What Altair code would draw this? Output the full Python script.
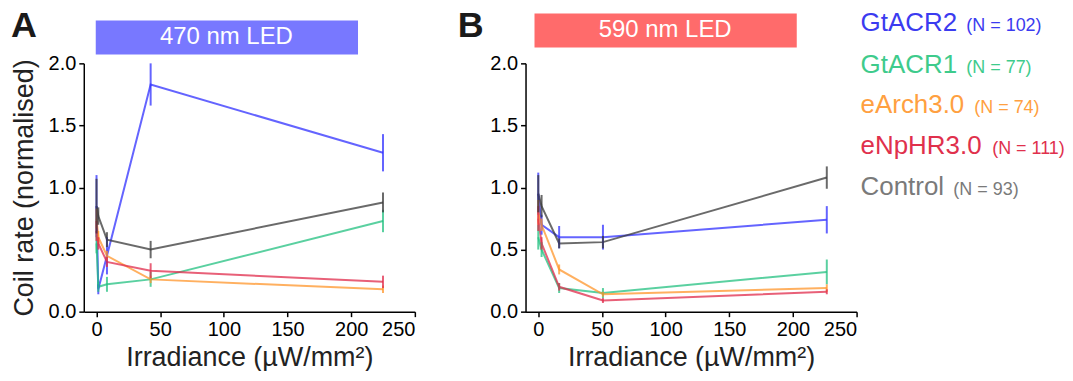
import altair as alt
import pandas as pd

FONT = "Liberation Sans"

series = ["GtACR2", "GtACR1", "eArch3.0", "eNpHR3.0", "Control"]
n_labels = ["(N = 102)", "(N = 77)", "(N = 74)", "(N = 111)", "(N = 93)"]
line_colors = ["#3030ff", "#23c080", "#ff952b", "#e02b4b", "#383838"]
text_colors = ["#3b3bf0", "#3ecb8c", "#ffa040", "#e0304c", "#7a7a7a"]

# Panel A: 470 nm LED
x_a = [0, 1.4, 8.2, 42.5, 225]
a_gtacr2 = [0.85, 0.18, 0.45, 1.83, 1.28]
a_gtacr2_err = [0.25, 0.04, 0.15, 0.17, 0.15]
a_gtacr1 = [0.55, 0.20, 0.22, 0.26, 0.73]
a_gtacr1_err = [0.08, 0.04, 0.06, 0.06, 0.09]
a_earch = [0.75, 0.60, 0.45, 0.26, 0.18]
a_earch_err = [0.08, 0.05, 0.04, 0.03, 0.03]
a_enphr = [0.65, 0.55, 0.40, 0.33, 0.24]
a_enphr_err = [0.08, 0.05, 0.04, 0.06, 0.05]
a_control = [0.85, 0.77, 0.58, 0.50, 0.88]
a_control_err = [0.22, 0.07, 0.06, 0.07, 0.08]

# Panel B: 590 nm LED
x_b = [0, 2.6, 16.4, 50.8, 226.6]
b_gtacr2 = [0.95, 0.70, 0.60, 0.60, 0.74]
b_gtacr2_err = [0.17, 0.08, 0.09, 0.10, 0.11]
b_gtacr1 = [0.60, 0.50, 0.19, 0.15, 0.32]
b_gtacr1_err = [0.10, 0.06, 0.04, 0.04, 0.10]
b_earch = [0.80, 0.70, 0.34, 0.14, 0.19]
b_earch_err = [0.10, 0.05, 0.04, 0.02, 0.03]
b_enphr = [0.75, 0.55, 0.20, 0.09, 0.16]
b_enphr_err = [0.10, 0.05, 0.03, 0.02, 0.02]
b_control = [0.95, 0.85, 0.55, 0.56, 1.08]
b_control_err = [0.15, 0.09, 0.04, 0.05, 0.09]

x_ticks = [0, 50, 100, 150, 200, 250]
y_ticks = [0.0, 0.5, 1.0, 1.5, 2.0]


def make_df(xs, means, errs):
    rows = []
    for s, m, e in zip(series, means, errs):
        for xv, mv, ev in zip(xs, m, e):
            rows.append({"series": s, "x": xv, "y": mv, "lo": mv - ev, "hi": mv + ev})
    return pd.DataFrame(rows)


df_a = make_df(x_a, [a_gtacr2, a_gtacr1, a_earch, a_enphr, a_control],
               [a_gtacr2_err, a_gtacr1_err, a_earch_err, a_enphr_err, a_control_err])
df_b = make_df(x_b, [b_gtacr2, b_gtacr1, b_earch, b_enphr, b_control],
               [b_gtacr2_err, b_gtacr1_err, b_earch_err, b_enphr_err, b_control_err])

W, H = 332, 249

color_enc = alt.Color("series:N", scale=alt.Scale(domain=series, range=line_colors), legend=None)


def panel(df, letter, box_text, box_color, box_pos, text_pos, letter_pos, ytitle):
    base = alt.Chart(df)
    xsc = alt.Scale(domain=[-10, 250], nice=False, zero=False)
    ysc = alt.Scale(domain=[0, 2], nice=False)
    xax = alt.Axis(values=x_ticks, title="Irradiance (µW/mm²)", format="d")
    yax = alt.Axis(values=y_ticks, format=".1f", title=ytitle if ytitle else None)
    lines = base.mark_line(strokeWidth=2, opacity=0.75).encode(
        x=alt.X("x:Q", scale=xsc, axis=xax),
        y=alt.Y("y:Q", scale=ysc, axis=yax),
        color=color_enc,
    )
    errs = base.mark_rule(strokeWidth=2, opacity=0.75).encode(
        x="x:Q", y="lo:Q", y2="hi:Q", color=color_enc
    )
    lab = pd.DataFrame({"t": [box_text], "l": [letter]})
    box = alt.Chart(lab).mark_rect(color=box_color).encode(
        x=alt.value(box_pos[0]), x2=alt.value(box_pos[1]),
        y=alt.value(box_pos[2]), y2=alt.value(box_pos[3]),
    )
    btxt = alt.Chart(lab).mark_text(
        color="white", fontSize=24, font=FONT, align="center", baseline="middle"
    ).encode(x=alt.value(text_pos[0]), y=alt.value(text_pos[1]), text="t:N")
    ltxt = alt.Chart(lab).mark_text(
        color="#1a1a1a", fontSize=36, font=FONT, fontWeight="bold",
        align="left", baseline="middle"
    ).encode(x=alt.value(letter_pos[0]), y=alt.value(letter_pos[1]), text="l:N")
    return alt.layer(lines, errs, box, btxt, ltxt)


pa = panel(df_a, "A", "470 nm LED", "#7878ff", (12, 275, -43, -9), (143, -26), (-73, -37),
           "Coil rate (normalised)")
pb = panel(df_b, "B", "590 nm LED", "#ff6b6b", (9, 272, -50, -16), (140, -33), (-68, -37), None)

# legend (text only)
legend_y = [-32, 10, 50, 91, 132]
legend_nx = [442, 442, 450, 468, 429]
leg = pd.DataFrame({"series": series, "n": n_labels, "tc": text_colors,
                    "ly": legend_y, "nx": legend_nx})
leg_name = alt.Chart(leg).mark_text(
    fontSize=26, font=FONT, align="left", baseline="alphabetic"
).encode(x=alt.value(336), y=alt.Y("ly:Q", scale=None), text="series:N",
         color=alt.Color("tc:N", scale=None))
leg_n = alt.Chart(leg).mark_text(
    fontSize=18, font=FONT, align="left", baseline="alphabetic"
).encode(x=alt.X("nx:Q", scale=None), y=alt.Y("ly:Q", scale=None), text="n:N",
         color=alt.Color("tc:N", scale=None))

pb = alt.layer(pb, leg_name, leg_n)

chart = alt.hconcat(
    pa.properties(width=W, height=H),
    pb.properties(width=W, height=H),
    spacing=111,
    bounds="flush",
).properties(
    padding={"left": 2, "top": 0, "right": 0, "bottom": 0}
).configure_view(stroke=None).configure_axis(
    grid=False,
    domainColor="black",
    domainWidth=1.5,
    tickColor="black",
    tickWidth=1.5,
    tickSize=5,
    labelFont=FONT,
    labelFontSize=20,
    labelColor="black",
    labelPadding=3,
    titleFont=FONT,
    titleFontSize=27,
    titleFontWeight="normal",
    titleColor="#222222",
).configure_axisY(titlePadding=10).configure_axisX(titlePadding=5).configure_text(font=FONT)

chart.save("out.html", embed_options={"renderer": "svg", "actions": False})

→ **Problem requirements**
Give again exactly the lines running from the beginning of the material above through the line that contains "a_control_err = [0.22, 0.07, 0.06, 0.07, 0.08]", and leave out every picture.

→ **Solution for this exercise**
What Altair code would draw this? Output the full Python script.
import altair as alt
import pandas as pd

FONT = "Liberation Sans"

series = ["GtACR2", "GtACR1", "eArch3.0", "eNpHR3.0", "Control"]
n_labels = ["(N = 102)", "(N = 77)", "(N = 74)", "(N = 111)", "(N = 93)"]
line_colors = ["#3030ff", "#23c080", "#ff952b", "#e02b4b", "#383838"]
text_colors = ["#3b3bf0", "#3ecb8c", "#ffa040", "#e0304c", "#7a7a7a"]

# Panel A: 470 nm LED
x_a = [0, 1.4, 8.2, 42.5, 225]
a_gtacr2 = [0.85, 0.18, 0.45, 1.83, 1.28]
a_gtacr2_err = [0.25, 0.04, 0.15, 0.17, 0.15]
a_gtacr1 = [0.55, 0.20, 0.22, 0.26, 0.73]
a_gtacr1_err = [0.08, 0.04, 0.06, 0.06, 0.09]
a_earch = [0.75, 0.60, 0.45, 0.26, 0.18]
a_earch_err = [0.08, 0.05, 0.04, 0.03, 0.03]
a_enphr = [0.65, 0.55, 0.40, 0.33, 0.24]
a_enphr_err = [0.08, 0.05, 0.04, 0.06, 0.05]
a_control = [0.85, 0.77, 0.58, 0.50, 0.88]
a_control_err = [0.22, 0.07, 0.06, 0.07, 0.08]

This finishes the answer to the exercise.